Another possibility is that the continuum hypothesis and other undecidable statements do have definitive truth values, we just haven’t developed the mathematical technology (e.g. new rules of proof; a new kind of logic etc.) to be able to show that. Of course, this is merely speculation, but I can see the possibility that the only thing that prevents us from determining whether the continuum hypothesis is true or not is just that we aren’t seeing the big picture. So, just as in the story of the blind men and an elephant, we are currently “blind” to the totality of truth concerning set theory. Another analogy is how we can only see 3D representations of a spinning tesseract, but never see the tesseract directly in its four-dimensional shape. In this analogy, the tesseract is “truth about set theory” and the 3D representations of different aspects of the tesseract are all the different possible axiomizations we could have of set theory. Hopefully, if we continue to examine all the different 3D representations of the tesseractset (different set theories) and how one representation changes to another (what makes one set theory different from the other; the overall logic etc.), then perhaps we will have the chance to really “see” the tesseract (the totality of truth concerning set theory) directly. When that happens, we may be able to see the exact status of the continuum hypothesis in the mathematical world. But, needless to say, all this is wildly speculative.
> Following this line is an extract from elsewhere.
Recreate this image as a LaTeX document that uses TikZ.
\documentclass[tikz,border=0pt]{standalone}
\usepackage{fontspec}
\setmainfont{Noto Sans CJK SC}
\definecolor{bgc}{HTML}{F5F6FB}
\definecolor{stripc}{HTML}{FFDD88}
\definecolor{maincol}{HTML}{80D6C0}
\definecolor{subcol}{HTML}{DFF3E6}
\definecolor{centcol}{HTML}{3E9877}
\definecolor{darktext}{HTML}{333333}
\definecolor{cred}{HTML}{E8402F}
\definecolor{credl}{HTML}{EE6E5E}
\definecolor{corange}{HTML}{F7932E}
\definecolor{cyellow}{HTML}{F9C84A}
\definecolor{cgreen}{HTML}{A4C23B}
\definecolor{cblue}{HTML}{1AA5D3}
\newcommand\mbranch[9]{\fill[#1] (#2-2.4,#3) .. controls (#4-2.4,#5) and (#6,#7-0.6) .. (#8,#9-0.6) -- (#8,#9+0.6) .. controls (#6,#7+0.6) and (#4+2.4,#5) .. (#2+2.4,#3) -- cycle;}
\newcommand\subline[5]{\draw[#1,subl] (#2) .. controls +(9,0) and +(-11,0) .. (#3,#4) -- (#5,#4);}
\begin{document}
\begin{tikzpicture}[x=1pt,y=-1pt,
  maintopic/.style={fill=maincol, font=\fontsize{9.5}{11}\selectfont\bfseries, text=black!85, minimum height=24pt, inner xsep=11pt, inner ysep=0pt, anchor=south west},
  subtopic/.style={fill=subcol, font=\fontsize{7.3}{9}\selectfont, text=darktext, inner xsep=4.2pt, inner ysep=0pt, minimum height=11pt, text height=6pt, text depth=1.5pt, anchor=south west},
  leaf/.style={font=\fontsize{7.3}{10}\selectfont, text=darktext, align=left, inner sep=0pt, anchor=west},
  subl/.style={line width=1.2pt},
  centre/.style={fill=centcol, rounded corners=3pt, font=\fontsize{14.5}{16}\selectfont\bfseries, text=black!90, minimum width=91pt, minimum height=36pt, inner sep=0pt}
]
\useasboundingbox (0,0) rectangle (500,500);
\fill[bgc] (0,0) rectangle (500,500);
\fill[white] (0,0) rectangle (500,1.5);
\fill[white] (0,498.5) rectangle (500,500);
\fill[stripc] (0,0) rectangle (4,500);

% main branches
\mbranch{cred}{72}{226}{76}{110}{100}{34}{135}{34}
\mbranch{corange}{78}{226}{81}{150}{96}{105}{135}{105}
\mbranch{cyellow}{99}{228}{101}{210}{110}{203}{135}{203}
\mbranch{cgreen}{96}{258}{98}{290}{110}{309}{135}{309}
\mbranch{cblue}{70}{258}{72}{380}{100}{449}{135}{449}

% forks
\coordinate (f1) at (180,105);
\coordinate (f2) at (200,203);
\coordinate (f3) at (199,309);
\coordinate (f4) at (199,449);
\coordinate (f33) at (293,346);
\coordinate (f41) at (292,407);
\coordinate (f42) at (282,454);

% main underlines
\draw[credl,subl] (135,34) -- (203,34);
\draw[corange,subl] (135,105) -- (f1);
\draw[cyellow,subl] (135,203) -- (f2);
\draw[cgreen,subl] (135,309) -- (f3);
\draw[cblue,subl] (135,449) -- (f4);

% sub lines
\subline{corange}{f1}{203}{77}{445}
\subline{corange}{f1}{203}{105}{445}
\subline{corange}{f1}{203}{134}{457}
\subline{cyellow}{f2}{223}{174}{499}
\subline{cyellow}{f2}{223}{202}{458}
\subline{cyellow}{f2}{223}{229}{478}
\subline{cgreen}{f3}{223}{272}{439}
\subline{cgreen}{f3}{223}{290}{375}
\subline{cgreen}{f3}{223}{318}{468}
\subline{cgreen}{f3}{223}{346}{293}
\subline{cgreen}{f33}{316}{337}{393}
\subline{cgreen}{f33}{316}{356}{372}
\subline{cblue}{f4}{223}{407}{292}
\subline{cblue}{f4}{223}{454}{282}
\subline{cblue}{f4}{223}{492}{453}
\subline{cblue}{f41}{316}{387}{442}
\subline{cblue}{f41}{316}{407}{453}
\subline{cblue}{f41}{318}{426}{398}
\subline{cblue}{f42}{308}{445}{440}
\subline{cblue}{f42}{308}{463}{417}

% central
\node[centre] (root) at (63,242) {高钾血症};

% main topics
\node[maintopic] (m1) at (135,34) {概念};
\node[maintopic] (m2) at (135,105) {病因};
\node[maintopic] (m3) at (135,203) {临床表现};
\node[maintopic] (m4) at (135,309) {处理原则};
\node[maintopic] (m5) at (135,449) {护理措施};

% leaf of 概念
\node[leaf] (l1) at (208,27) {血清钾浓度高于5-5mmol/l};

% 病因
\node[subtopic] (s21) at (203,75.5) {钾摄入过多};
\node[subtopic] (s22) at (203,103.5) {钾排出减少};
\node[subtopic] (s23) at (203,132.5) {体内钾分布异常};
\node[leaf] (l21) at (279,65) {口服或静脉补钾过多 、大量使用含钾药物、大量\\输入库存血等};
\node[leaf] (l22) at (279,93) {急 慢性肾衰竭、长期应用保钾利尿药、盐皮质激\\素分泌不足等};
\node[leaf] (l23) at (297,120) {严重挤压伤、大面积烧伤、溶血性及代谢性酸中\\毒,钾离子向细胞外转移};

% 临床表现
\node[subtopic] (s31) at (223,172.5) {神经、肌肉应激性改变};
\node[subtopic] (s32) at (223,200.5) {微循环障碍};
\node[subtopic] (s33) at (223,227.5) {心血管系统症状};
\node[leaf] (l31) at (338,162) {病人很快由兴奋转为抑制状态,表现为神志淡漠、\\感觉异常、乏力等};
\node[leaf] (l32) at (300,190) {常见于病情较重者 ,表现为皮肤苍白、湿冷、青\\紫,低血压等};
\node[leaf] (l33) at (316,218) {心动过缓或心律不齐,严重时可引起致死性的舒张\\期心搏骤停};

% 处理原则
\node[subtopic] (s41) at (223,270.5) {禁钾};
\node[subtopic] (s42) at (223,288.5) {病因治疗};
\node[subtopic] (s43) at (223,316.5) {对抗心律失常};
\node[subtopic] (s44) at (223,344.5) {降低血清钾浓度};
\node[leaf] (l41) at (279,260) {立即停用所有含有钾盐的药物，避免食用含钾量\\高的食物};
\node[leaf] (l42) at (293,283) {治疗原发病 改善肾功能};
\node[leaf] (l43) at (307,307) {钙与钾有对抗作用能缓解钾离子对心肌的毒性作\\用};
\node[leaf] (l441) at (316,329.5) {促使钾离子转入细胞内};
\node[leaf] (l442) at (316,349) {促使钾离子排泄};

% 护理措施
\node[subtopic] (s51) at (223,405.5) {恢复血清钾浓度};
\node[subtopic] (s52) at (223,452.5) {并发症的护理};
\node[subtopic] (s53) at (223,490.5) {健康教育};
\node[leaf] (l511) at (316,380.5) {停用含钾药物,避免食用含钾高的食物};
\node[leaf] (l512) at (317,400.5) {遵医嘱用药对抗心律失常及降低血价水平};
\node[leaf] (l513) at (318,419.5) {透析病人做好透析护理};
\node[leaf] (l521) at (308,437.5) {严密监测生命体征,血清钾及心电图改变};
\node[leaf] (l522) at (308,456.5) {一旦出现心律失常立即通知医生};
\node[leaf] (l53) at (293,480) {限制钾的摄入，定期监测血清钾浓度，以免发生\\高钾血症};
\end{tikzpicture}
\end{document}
Yet another possibility is that the continuum hypothesis is a badly posed problem based on insufficient knowledge or the same issue discussed in the last paragrah. But I don’t know nearly enough about what qualifies a problem as “well-posed” or “badly-posed” to elaborate on this possibility.

To conclude, although the continuum hypothesis story has made me feel slightly uneasy, it has challenged my view of mathematics and forced me to find ways to modify my view to allow the possibility of undecidable statements. In this process, the continuum hypothesis story has enriched my intellectual life and launched me on a quest to develop an ever more accurate picture of the mathematical world.

[1]According to the Wikipedia Article “Modal Logic”: In classical modal logic, a proposition is said to be *possible* if and only if it is not necessarily false (regardless of whether it is actually true or actually false); *necessary* if and only if it is not possibly false; and *contingent* if and only if it is not necessarily false and not necessarily true (i.e. possible but not necessarily true).